During the Catskill Project's nearly two decades of construction, to the mid-1920s, Berkey became, in effect, the country's leading engineering geologist—although that term was not yet in use. The new field's name came to exist only after the catastrophic failure of the St. Francis Dam in Los Angeles County, California, in 1928 killed more than 400 people. Engineering geologists were then in high demand and short supply. Berkey was appointed by President Coolidge to the board tasked to approve the design of Hoover Dam. His responsibility was to assess that the rock walls and floor of the Colorado River would be able to hold the dam's enormous pressure. He was also an advisor to the construction of the Grand Coulee Dam and reservoir and participated in the engineering geological assessments of the Holland and Lincoln tunnels in New York City, the foundations for the George Washington, Whitestone, and Triboro bridges, and, in the west, the Friant, Shasta, Bonneville, and Parker dams.

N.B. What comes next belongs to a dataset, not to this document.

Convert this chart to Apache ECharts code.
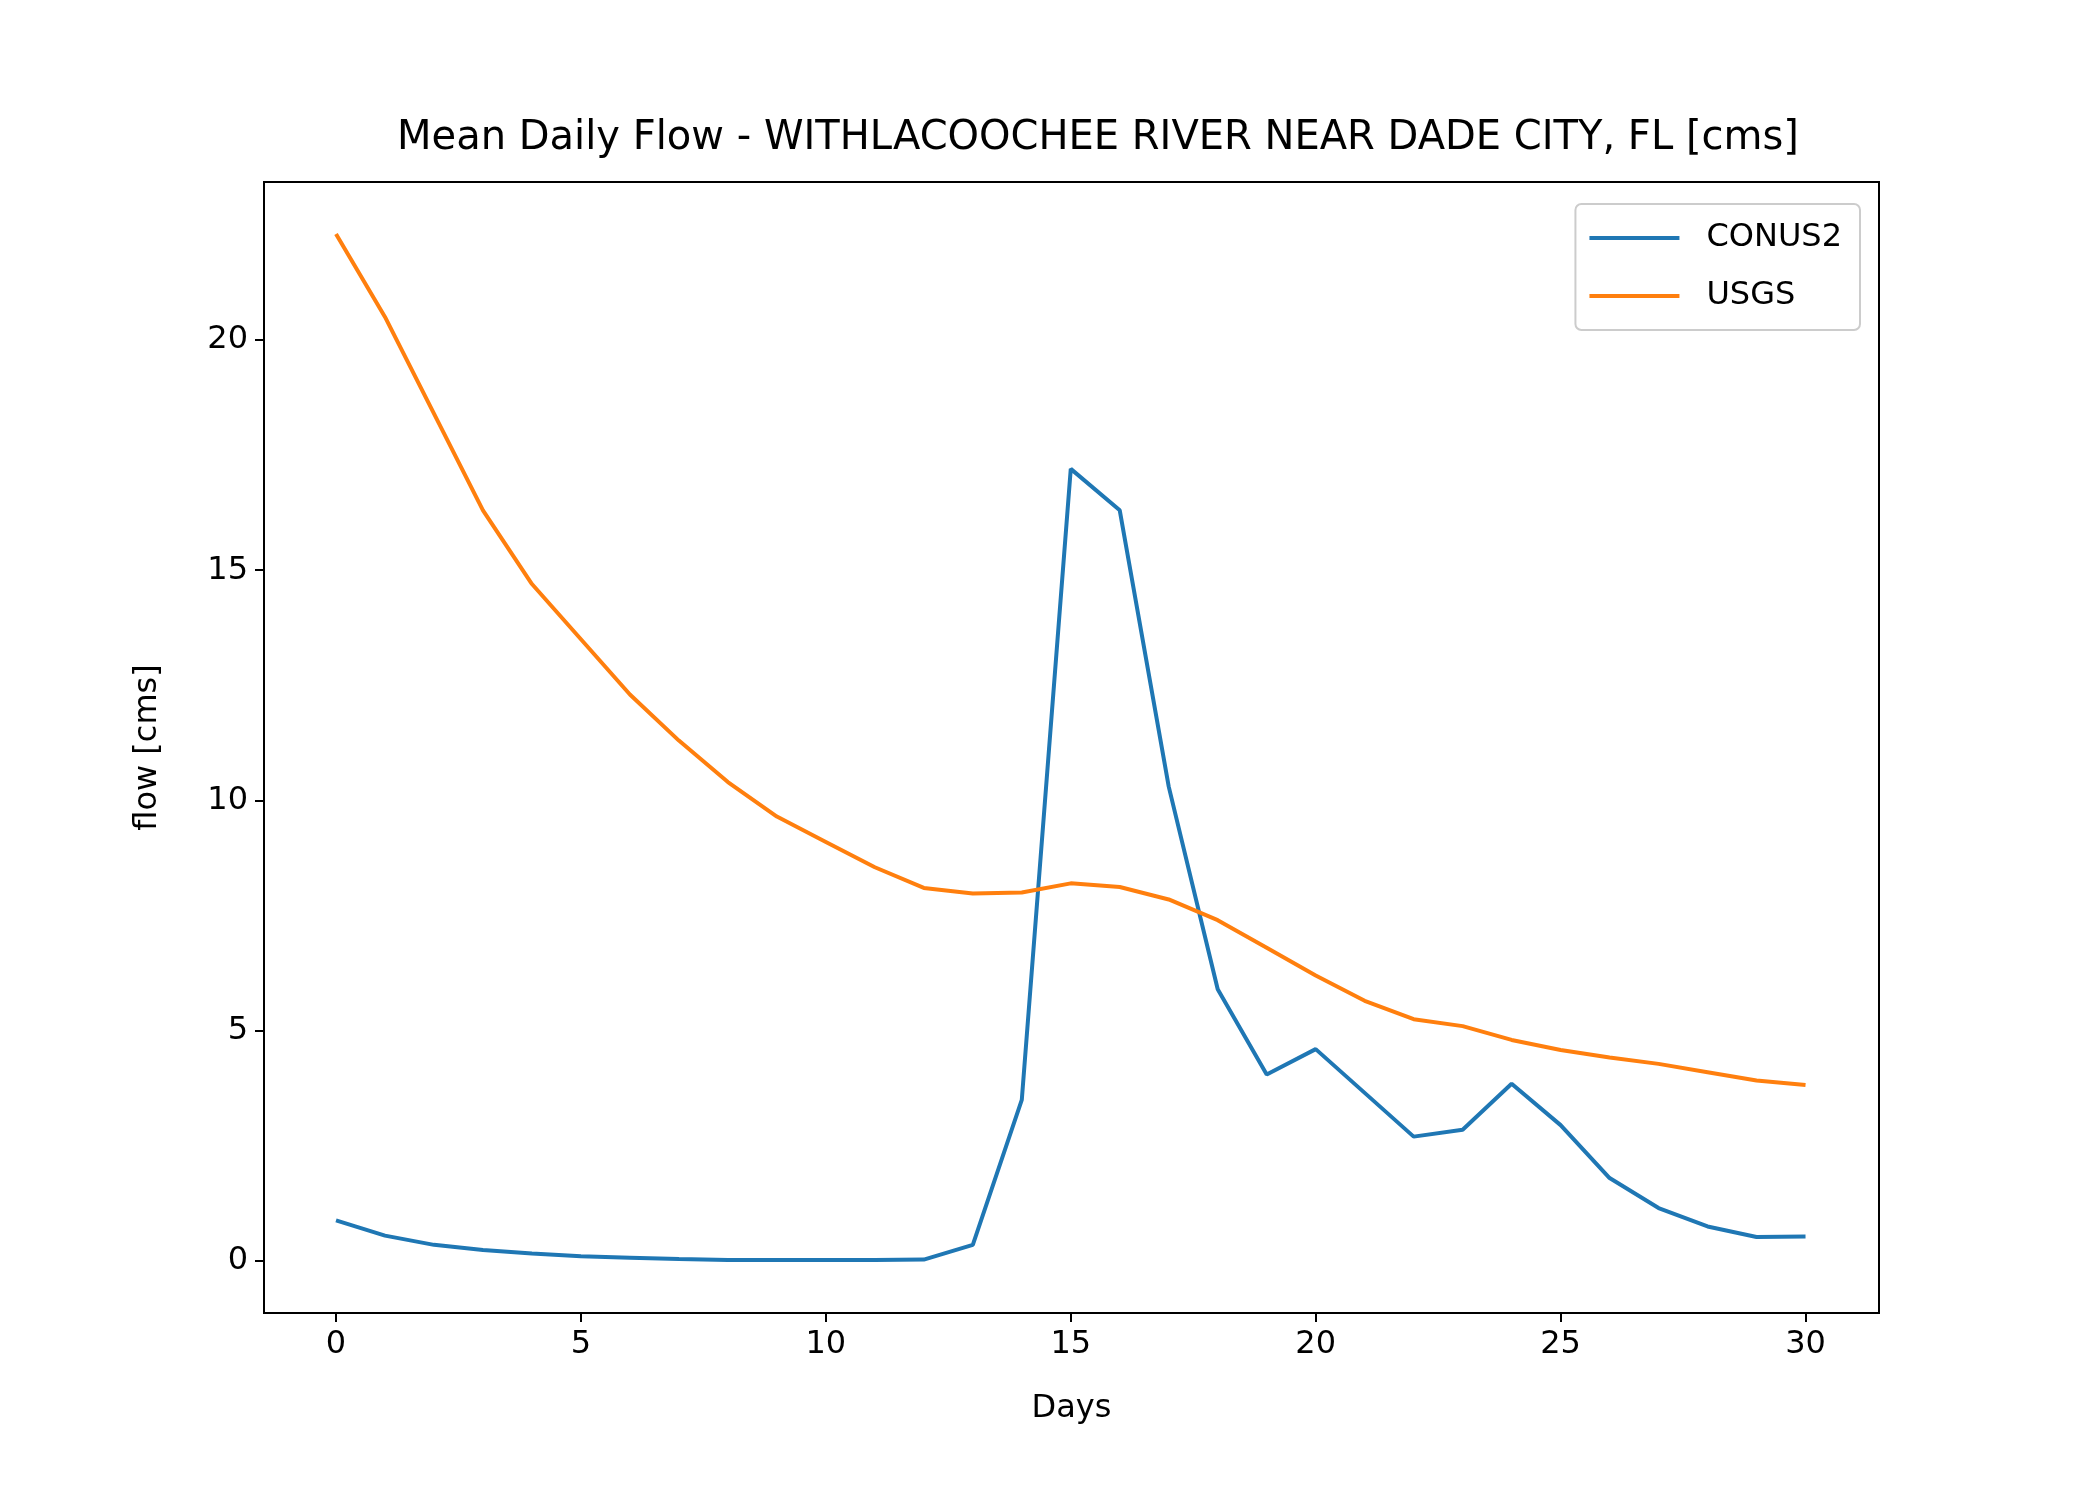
<!DOCTYPE html>
<html><head><meta charset="utf-8">
<script src="https://cdn.jsdelivr.net/npm/echarts@6/dist/echarts.min.js"></script>
<style>html,body{margin:0;background:#fff}#c{width:2100px;height:1500px}</style>
</head><body><div id="c"></div>
<script>
var days = [];
for (var i = 0; i <= 30; i++) days.push(i);
var conus2 = [0.88,0.55,0.35,0.24,0.16,0.10,0.07,0.04,0.02,0.02,0.02,0.02,0.03,0.35,3.5,17.2,16.3,10.3,5.9,4.05,4.6,3.65,2.7,2.85,3.85,2.95,1.8,1.15,0.75,0.52,0.53];
var usgs = [22.3,20.5,18.4,16.3,14.7,13.5,12.3,11.3,10.4,9.65,9.1,8.55,8.1,7.98,8.0,8.2,8.12,7.85,7.4,6.8,6.2,5.65,5.25,5.1,4.8,4.58,4.42,4.28,4.1,3.92,3.82];
var xTicks = [0,5,10,15,20,25,30];
var yTicks = [0,5,10,15,20];

var font = 'DejaVu Sans';
var chart = echarts.init(document.getElementById('c'));
function pairs(a){ return a.map(function(v,i){ return [days[i], v]; }); }
chart.setOption({
  animation: false,
  textStyle: {fontFamily: font, color: '#000'},
  title: {text: 'Mean Daily Flow - WITHLACOOCHEE RIVER NEAR DADE CITY, FL [cms]', left: 1093, top: 114, textAlign: 'center',
    textStyle: {fontFamily: font, fontSize: 40, fontWeight: 'normal', color: '#000'}},
  grid: {left: 264, right: 221, top: 182, bottom: 187, show: true, borderColor: '#000', borderWidth: 2},
  legend: {right: 240, top: 204, orient: 'vertical', itemGap: 26, itemWidth: 90, itemHeight: 4, icon: 'rect',
    padding: [18, 18, 18, 14], borderColor: '#ccc', borderWidth: 2, borderRadius: 6,
    textStyle: {fontFamily: font, fontSize: 32, color: '#000', padding: [0,0,0,22]},
    data: ['CONUS2', 'USGS']},
  xAxis: {type: 'value', min: -1.47, max: 31.5, name: 'Days', nameLocation: 'middle', nameGap: 80,
    nameTextStyle: {fontFamily: font, fontSize: 32, color: '#000'},
    splitLine: {show: false},
    axisLine: {show: true, onZero: false, lineStyle: {color: '#000', width: 2}},
    axisTick: {show: true, length: 9, customValues: xTicks, lineStyle: {color: '#000', width: 2}},
    axisLabel: {customValues: xTicks, fontSize: 32, color: '#000', fontFamily: font, margin: 16}},
  yAxis: {type: 'value', min: -1.13, max: 23.43, name: 'flow [cms]', nameLocation: 'middle', nameGap: 100,
    nameTextStyle: {fontFamily: font, fontSize: 32, color: '#000'},
    splitLine: {show: false},
    axisLine: {show: true, onZero: false, lineStyle: {color: '#000', width: 2}},
    axisTick: {show: true, length: 9, customValues: yTicks, lineStyle: {color: '#000', width: 2}},
    axisLabel: {customValues: yTicks, fontSize: 32, color: '#000', fontFamily: font, margin: 16}},
  series: [
    {name: 'CONUS2', type: 'line', data: pairs(conus2), showSymbol: false, color: '#1f77b4', lineStyle: {width: 4}},
    {name: 'USGS', type: 'line', data: pairs(usgs), showSymbol: false, color: '#ff7f0e', lineStyle: {width: 4}}
  ]
});
</script></body></html>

Berkey was Chief Geologist and Petrographer on the Central Asiatic Expeditions of the American Museum of Natural History, famously led by Roy Chapman Andrews in 1922, 1923, and 1925. Berkey's insistence that the expedition's photographer hike over some hills to record an unusual geological feature led instead to the latter's discovery of the field of fossils that included the famous fossil dinosaur eggs, a find for which Berkey, as a geologist, never claimed credit, later admitting that he "never thought too much about the eggs". His book, "The Geology of Mongolia" is still reprinted as a classic. He was elected to the National Academy of Sciences in 1927, cited for his Mongolia work. He was elected to the American Philosophical Society in 1928. In 1950 the Geological Society of America published Application of Geology to Engineering Practice in his honor.

Berkey served for many years as head of Columbia's geology department.

==Retirement==
He retired from Columbia in 1932 to live with his wife Minnie (née Best) in Palisades, New Jersey. In 1947 he was asked to evaluate several proposed sites for the United Nations and opined that the East River site was "the best place in the world," not for engineering reasons but, "with Grand Central station near-by and the Radio City Music Hall for a movie after a hard day." He was 88 when he died in 1955.